-- Begin Raw data --

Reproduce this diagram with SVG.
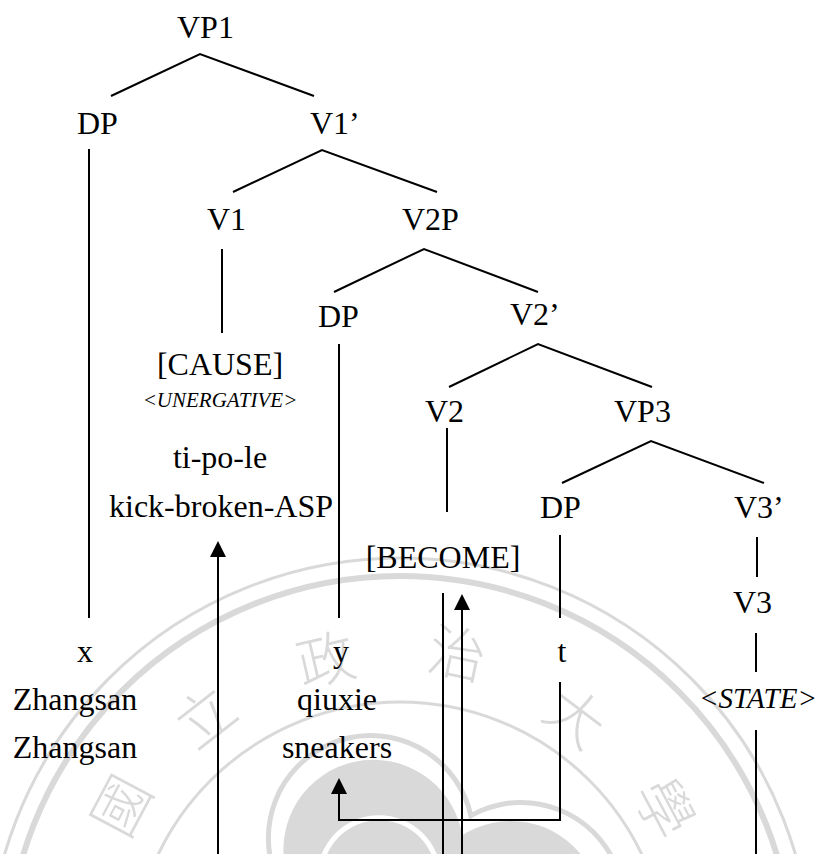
<svg xmlns="http://www.w3.org/2000/svg" width="819" height="854" viewBox="0 0 819 854">
<defs>
<style>
.t{font-family:"Liberation Serif","Times New Roman",serif;font-size:32px;fill:#000}
.m{text-anchor:middle}
.it{font-style:italic}
.ln{stroke:#000;stroke-width:2;fill:none}
.wm{fill:none;stroke:#d9d9d9}
.wc{font-family:"Noto Sans CJK TC","Noto Sans CJK SC",sans-serif;font-weight:300;font-size:58px;fill:#d9d9d9;text-anchor:middle;dominant-baseline:central}
</style>
<marker id="ah" markerUnits="userSpaceOnUse" markerWidth="16" markerHeight="16" viewBox="0 0 16 16" refX="12" refY="8" orient="auto">
<path d="M0,0 L16,8 L0,16 z" fill="#000"/>
</marker>
</defs>
<rect width="819" height="854" fill="#fff"/>
<g id="watermark">
<circle class="wm" cx="400" cy="970" r="412" stroke-width="3"/>
<circle class="wm" cx="400" cy="970" r="394" stroke-width="6"/>
<circle class="wm" cx="400" cy="970" r="268" stroke-width="3"/>
<g fill="#d9d9d9" transform="translate(400,975) rotate(-12)">
<circle r="165"/><circle cx="0" cy="-140" r="105"/><circle cx="133.1" cy="-43.3" r="105"/><circle cx="82.3" cy="113.3" r="105"/><circle cx="-82.3" cy="113.3" r="105"/><circle cx="-133.1" cy="-43.3" r="105"/>
</g>
<g fill="#fff" transform="translate(400,975) rotate(-12)">
<circle r="160"/><circle cx="0" cy="-140" r="100"/><circle cx="133.1" cy="-43.3" r="100"/><circle cx="82.3" cy="113.3" r="100"/><circle cx="-82.3" cy="113.3" r="100"/><circle cx="-133.1" cy="-43.3" r="100"/>
</g>
<g fill="#d9d9d9" transform="translate(400,975) rotate(-12)">
<circle r="145"/><circle cx="0" cy="-128" r="90"/><circle cx="121.7" cy="-39.6" r="90"/><circle cx="75.2" cy="103.6" r="90"/><circle cx="-75.2" cy="103.6" r="90"/><circle cx="-121.7" cy="-39.6" r="90"/>
</g>
<g fill="#fff" transform="translate(400,975) rotate(-12)">
<circle r="105"/><circle cx="0" cy="-100" r="62"/><circle cx="95.1" cy="-30.9" r="62"/><circle cx="58.8" cy="80.9" r="62"/><circle cx="-58.8" cy="80.9" r="62"/><circle cx="-95.1" cy="-30.9" r="62"/>
</g>
<g fill="#d9d9d9" transform="translate(400,975) rotate(-12)">
<circle r="100"/><circle cx="0" cy="-100" r="57"/><circle cx="95.1" cy="-30.9" r="57"/><circle cx="58.8" cy="80.9" r="57"/><circle cx="-58.8" cy="80.9" r="57"/><circle cx="-95.1" cy="-30.9" r="57"/>
</g>
<text class="wc" transform="translate(118,804) rotate(-62)">國</text>
<text class="wc" transform="translate(203,714) rotate(-38)">立</text>
<text class="wc" transform="translate(325,656) rotate(-13)">政</text>
<text class="wc" transform="translate(458,650) rotate(12)">治</text>
<text class="wc" transform="translate(578,714) rotate(37)">大</text>
<text class="wc" transform="translate(668,806) rotate(62)">學</text>
</g>
<g id="connectors">
<path class="ln" d="M111,96 L200,54 L314,96"/>
<path class="ln" d="M233,192 L322,150 L437,192"/>
<path class="ln" d="M334,292 L424,249 L538,292"/>
<path class="ln" d="M449,387 L538,344 L652,387"/>
<path class="ln" d="M562,483 L651,441 L764,483"/>
<line class="ln" x1="89" y1="149" x2="89" y2="618"/>
<line class="ln" x1="222" y1="249" x2="222" y2="333"/>
<line class="ln" x1="339" y1="344" x2="339" y2="618"/>
<line class="ln" x1="447" y1="428" x2="447" y2="512"/>
<line class="ln" x1="560" y1="535" x2="560" y2="618"/>
<line class="ln" x1="757" y1="537" x2="757" y2="577"/>
<line class="ln" x1="756" y1="633" x2="756" y2="672"/>
<line class="ln" x1="756" y1="730" x2="756" y2="854"/>
<line class="ln" x1="443" y1="593" x2="443" y2="854"/>
<path class="ln" d="M218,854 L218,545" marker-end="url(#ah)"/>
<path class="ln" d="M462,854 L462,598" marker-end="url(#ah)"/>
<path class="ln" d="M560,682 L560,820 L339,820 L339,782" marker-end="url(#ah)"/>
</g>
<g id="VP1"><text class="t" x="177" y="38">VP1</text></g>
<g id="DP1"><text class="t" x="77" y="134">DP</text></g>
<g id="V1bar"><text class="t" x="310" y="134">V1’</text></g>
<g id="V1"><text class="t" x="207" y="230">V1</text></g>
<g id="V2P"><text class="t" x="402" y="230">V2P</text></g>
<g id="DP2"><text class="t" x="318" y="327">DP</text></g>
<g id="V2bar"><text class="t" x="510" y="325">V2’</text></g>
<g id="CAUSE">
<text class="t m" x="220" y="375">[CAUSE]</text>
<text class="t m it" x="220" y="407" style="font-size:21px">&lt;UNERGATIVE&gt;</text>
<text class="t m" x="220" y="468">ti-po-le</text>
<text class="t m" x="221" y="517">kick-broken-ASP</text>
</g>
<g id="V2"><text class="t" x="425" y="422">V2</text></g>
<g id="VP3"><text class="t" x="614" y="422">VP3</text></g>
<g id="DP3"><text class="t" x="540" y="518">DP</text></g>
<g id="V3bar"><text class="t" x="734" y="518">V3’</text></g>
<g id="BECOME"><text class="t m" x="443" y="568">[BECOME]</text></g>
<g id="V3"><text class="t" x="733" y="613">V3</text></g>
<g id="STATE"><text class="t m it" x="758" y="708" style="font-size:29px">&lt;STATE&gt;</text></g>
<g id="x">
<text class="t m" x="85" y="662">x</text>
<text class="t m" x="75" y="710">Zhangsan</text>
<text class="t m" x="75" y="758">Zhangsan</text>
</g>
<g id="y">
<text class="t m" x="341" y="662">y</text>
<text class="t m" x="337" y="710">qiuxie</text>
<text class="t m" x="337" y="758">sneakers</text>
</g>
<g id="tnode"><text class="t m" x="562" y="662">t</text></g>
</svg>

-- End Raw data --

Your copy of the data above should match it exactly, except that pictures are left out.

Reproduce this diagram with SVG.
<svg xmlns="http://www.w3.org/2000/svg" width="819" height="854" viewBox="0 0 819 854">
<defs>
<style>
.t{font-family:"Liberation Serif","Times New Roman",serif;font-size:32px;fill:#000}
.m{text-anchor:middle}
.it{font-style:italic}
.ln{stroke:#000;stroke-width:2;fill:none}
.wm{fill:none;stroke:#d9d9d9}
.wc{font-family:"Noto Sans CJK TC","Noto Sans CJK SC",sans-serif;font-weight:300;font-size:58px;fill:#d9d9d9;text-anchor:middle;dominant-baseline:central}
</style>
<marker id="ah" markerUnits="userSpaceOnUse" markerWidth="16" markerHeight="16" viewBox="0 0 16 16" refX="12" refY="8" orient="auto">
<path d="M0,0 L16,8 L0,16 z" fill="#000"/>
</marker>
</defs>
<rect width="819" height="854" fill="#fff"/>
<g id="watermark">
<circle class="wm" cx="400" cy="970" r="412" stroke-width="3"/>
<circle class="wm" cx="400" cy="970" r="394" stroke-width="6"/>
<circle class="wm" cx="400" cy="970" r="268" stroke-width="3"/>
<g fill="#d9d9d9" transform="translate(400,975) rotate(-12)">
<circle r="165"/><circle cx="0" cy="-140" r="105"/><circle cx="133.1" cy="-43.3" r="105"/><circle cx="82.3" cy="113.3" r="105"/><circle cx="-82.3" cy="113.3" r="105"/><circle cx="-133.1" cy="-43.3" r="105"/>
</g>
<g fill="#fff" transform="translate(400,975) rotate(-12)">
<circle r="160"/><circle cx="0" cy="-140" r="100"/><circle cx="133.1" cy="-43.3" r="100"/><circle cx="82.3" cy="113.3" r="100"/><circle cx="-82.3" cy="113.3" r="100"/><circle cx="-133.1" cy="-43.3" r="100"/>
</g>
<g fill="#d9d9d9" transform="translate(400,975) rotate(-12)">
<circle r="145"/><circle cx="0" cy="-128" r="90"/><circle cx="121.7" cy="-39.6" r="90"/><circle cx="75.2" cy="103.6" r="90"/><circle cx="-75.2" cy="103.6" r="90"/><circle cx="-121.7" cy="-39.6" r="90"/>
</g>
<g fill="#fff" transform="translate(400,975) rotate(-12)">
<circle r="105"/><circle cx="0" cy="-100" r="62"/><circle cx="95.1" cy="-30.9" r="62"/><circle cx="58.8" cy="80.9" r="62"/><circle cx="-58.8" cy="80.9" r="62"/><circle cx="-95.1" cy="-30.9" r="62"/>
</g>
<g fill="#d9d9d9" transform="translate(400,975) rotate(-12)">
<circle r="100"/><circle cx="0" cy="-100" r="57"/><circle cx="95.1" cy="-30.9" r="57"/><circle cx="58.8" cy="80.9" r="57"/><circle cx="-58.8" cy="80.9" r="57"/><circle cx="-95.1" cy="-30.9" r="57"/>
</g>
<text class="wc" transform="translate(118,804) rotate(-62)">國</text>
<text class="wc" transform="translate(203,714) rotate(-38)">立</text>
<text class="wc" transform="translate(325,656) rotate(-13)">政</text>
<text class="wc" transform="translate(458,650) rotate(12)">治</text>
<text class="wc" transform="translate(578,714) rotate(37)">大</text>
<text class="wc" transform="translate(668,806) rotate(62)">學</text>
</g>
<g id="connectors">
<path class="ln" d="M111,96 L200,54 L314,96"/>
<path class="ln" d="M233,192 L322,150 L437,192"/>
<path class="ln" d="M334,292 L424,249 L538,292"/>
<path class="ln" d="M449,387 L538,344 L652,387"/>
<path class="ln" d="M562,483 L651,441 L764,483"/>
<line class="ln" x1="89" y1="149" x2="89" y2="618"/>
<line class="ln" x1="222" y1="249" x2="222" y2="333"/>
<line class="ln" x1="339" y1="344" x2="339" y2="618"/>
<line class="ln" x1="447" y1="428" x2="447" y2="512"/>
<line class="ln" x1="560" y1="535" x2="560" y2="618"/>
<line class="ln" x1="757" y1="537" x2="757" y2="577"/>
<line class="ln" x1="756" y1="633" x2="756" y2="672"/>
<line class="ln" x1="756" y1="730" x2="756" y2="854"/>
<line class="ln" x1="443" y1="593" x2="443" y2="854"/>
<path class="ln" d="M218,854 L218,545" marker-end="url(#ah)"/>
<path class="ln" d="M462,854 L462,598" marker-end="url(#ah)"/>
<path class="ln" d="M560,682 L560,820 L339,820 L339,782" marker-end="url(#ah)"/>
</g>
<g id="VP1"><text class="t" x="177" y="38">VP1</text></g>
<g id="DP1"><text class="t" x="77" y="134">DP</text></g>
<g id="V1bar"><text class="t" x="310" y="134">V1’</text></g>
<g id="V1"><text class="t" x="207" y="230">V1</text></g>
<g id="V2P"><text class="t" x="402" y="230">V2P</text></g>
<g id="DP2"><text class="t" x="318" y="327">DP</text></g>
<g id="V2bar"><text class="t" x="510" y="325">V2’</text></g>
<g id="CAUSE">
<text class="t m" x="220" y="375">[CAUSE]</text>
<text class="t m it" x="220" y="407" style="font-size:21px">&lt;UNERGATIVE&gt;</text>
<text class="t m" x="220" y="468">ti-po-le</text>
<text class="t m" x="221" y="517">kick-broken-ASP</text>
</g>
<g id="V2"><text class="t" x="425" y="422">V2</text></g>
<g id="VP3"><text class="t" x="614" y="422">VP3</text></g>
<g id="DP3"><text class="t" x="540" y="518">DP</text></g>
<g id="V3bar"><text class="t" x="734" y="518">V3’</text></g>
<g id="BECOME"><text class="t m" x="443" y="568">[BECOME]</text></g>
<g id="V3"><text class="t" x="733" y="613">V3</text></g>
<g id="STATE"><text class="t m it" x="758" y="708" style="font-size:29px">&lt;STATE&gt;</text></g>
<g id="x">
<text class="t m" x="85" y="662">x</text>
<text class="t m" x="75" y="710">Zhangsan</text>
<text class="t m" x="75" y="758">Zhangsan</text>
</g>
<g id="y">
<text class="t m" x="341" y="662">y</text>
<text class="t m" x="337" y="710">qiuxie</text>
<text class="t m" x="337" y="758">sneakers</text>
</g>
<g id="tnode"><text class="t m" x="562" y="662">t</text></g>
</svg>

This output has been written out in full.